Sunday, June 6, 2010

Eyup in Istanbul and The Legitimisation of Power



I have just returned to Zurich having spent most of the past week in Istanbul, Turkey.  I took the above photo of these two little chaps in the courtyard of the Eyup Mosque. The boys are dressed like princes because this is a very special day in their lives.  They are about to be circumcised.

After Mehmet the Conqueror, Sultan of the Ottomans, succeeded in taking the Byzantine capital Constantinople on May 29th 1453, he faced one major problem. How could he justify the fact that he was now the greatest ruler in the Islamic world? Earlier, powerful rulers of Damascus, Baghdad and Cairo could all claim descent from the prophet Muhammad. Mehmet II however, couldn’t even claim to be an Arab. In other words, he suffered from what political scientists and historians refer to as a "legitimacy deficit".


      Entrance to Eyup

The problem was solved when Mehmet’s spiritual advisor had a dream which indicated the location in Constantinople/Istanbul of the remains of one of the Prophet Muhammad’s right hand men, Abu Ayyub Al-Ansari. Ayyub had hosted Muhammad in his home in Medina way back in the 7th century. Ayyub thereby gained the title “Host of the Prophet”. After Muhammd’s death in 632, Ayyub participated in wars of conquest in Syria, Palestine, Egypt and Cyprus. In 669, at the age of 80, he died at a siege of Constantinople and, according to legend, was buried near the infamous walls. Now, nearly a thousand years later his body had been miraculously found.
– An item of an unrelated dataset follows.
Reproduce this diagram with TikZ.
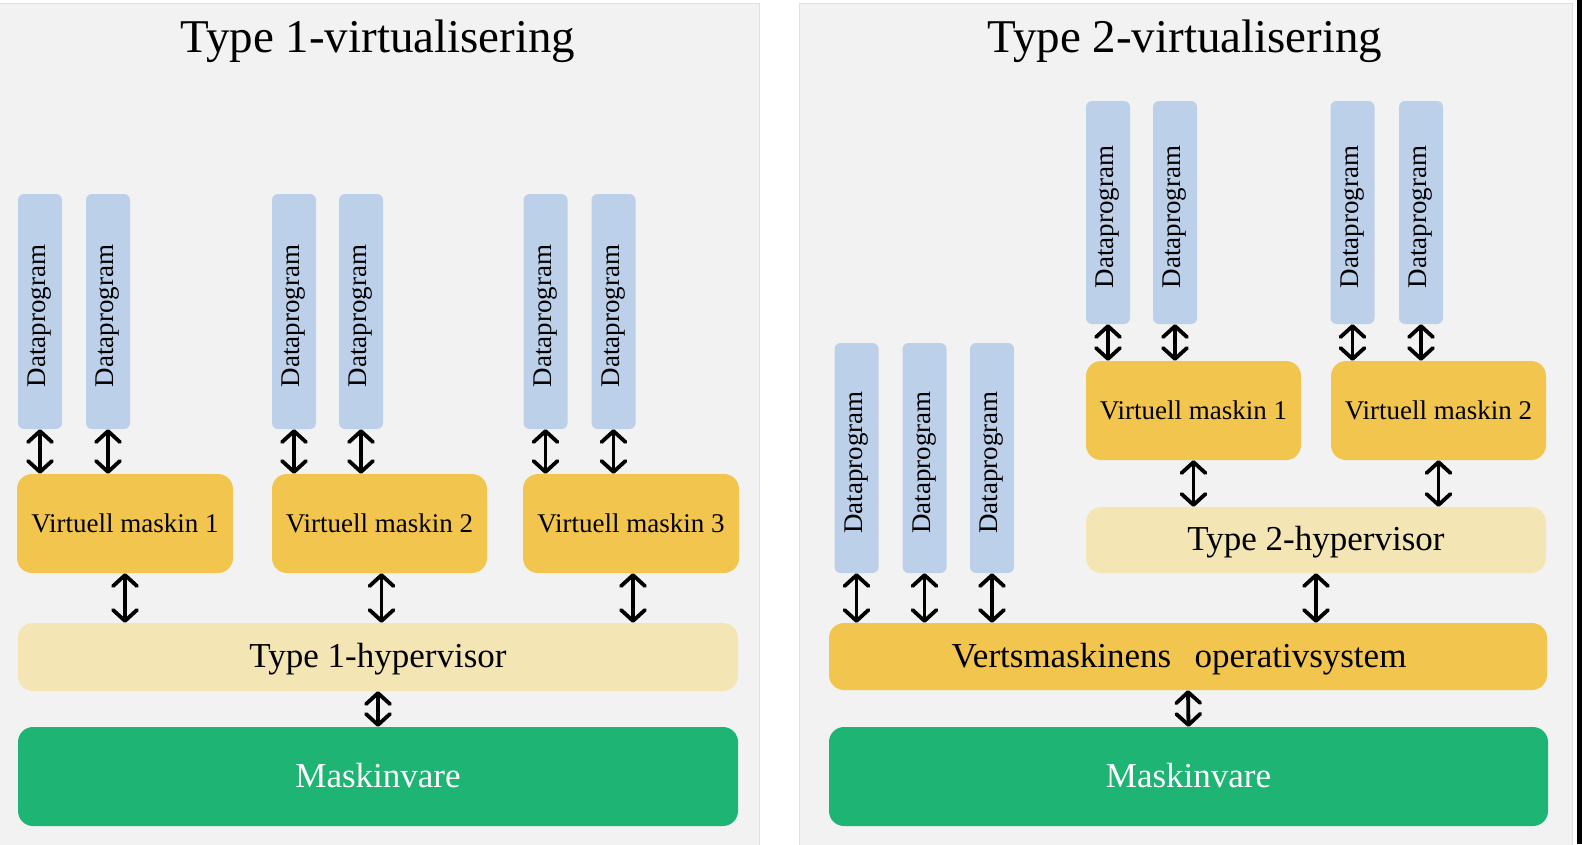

        The ancient walls of Constantinople, near Eyub

This was very convenient for the Ottomans. As Philip Mansel put it in his book Constantinople: City of the World’s Desire 1453-1924, “This convenient discovery provided a charismatic link between the new capital and the Prophet himself”. Clearly the leaders of the most powerful Muslim military force in the world, Mehmet II now found his regime being blessed by the Muslim devout. It was taken as a sign of Allah’s good will towards Ottoman rule that the remains of the Host of the Prophet had been miraculously recovered. Naturally Mehmet ordered for a new mosque to be built in 1459 and for Ayyub’s remains to be interred within the mosque. The Ottomans were now the protectors of the holy city, with its holiest of mosques. The new mosque, known as Eyup, is still the most revered Muslim site in Turkey and one of the ten holiest places in all of Islam. It is a conservative mosque, always busy, even at night, with pilgrims at prayer. Last week it was particularly busy as some of those killed by Israel’s attack on the Turkish flotilla were buried near Eyup.

        At prayer in Eyup
 
By building Eyup Mehmet II had legitimised his rule and turned Istanbul into one of the holiest cities of Islam.  The Ottoman Sultans had therby become protectors of the faith.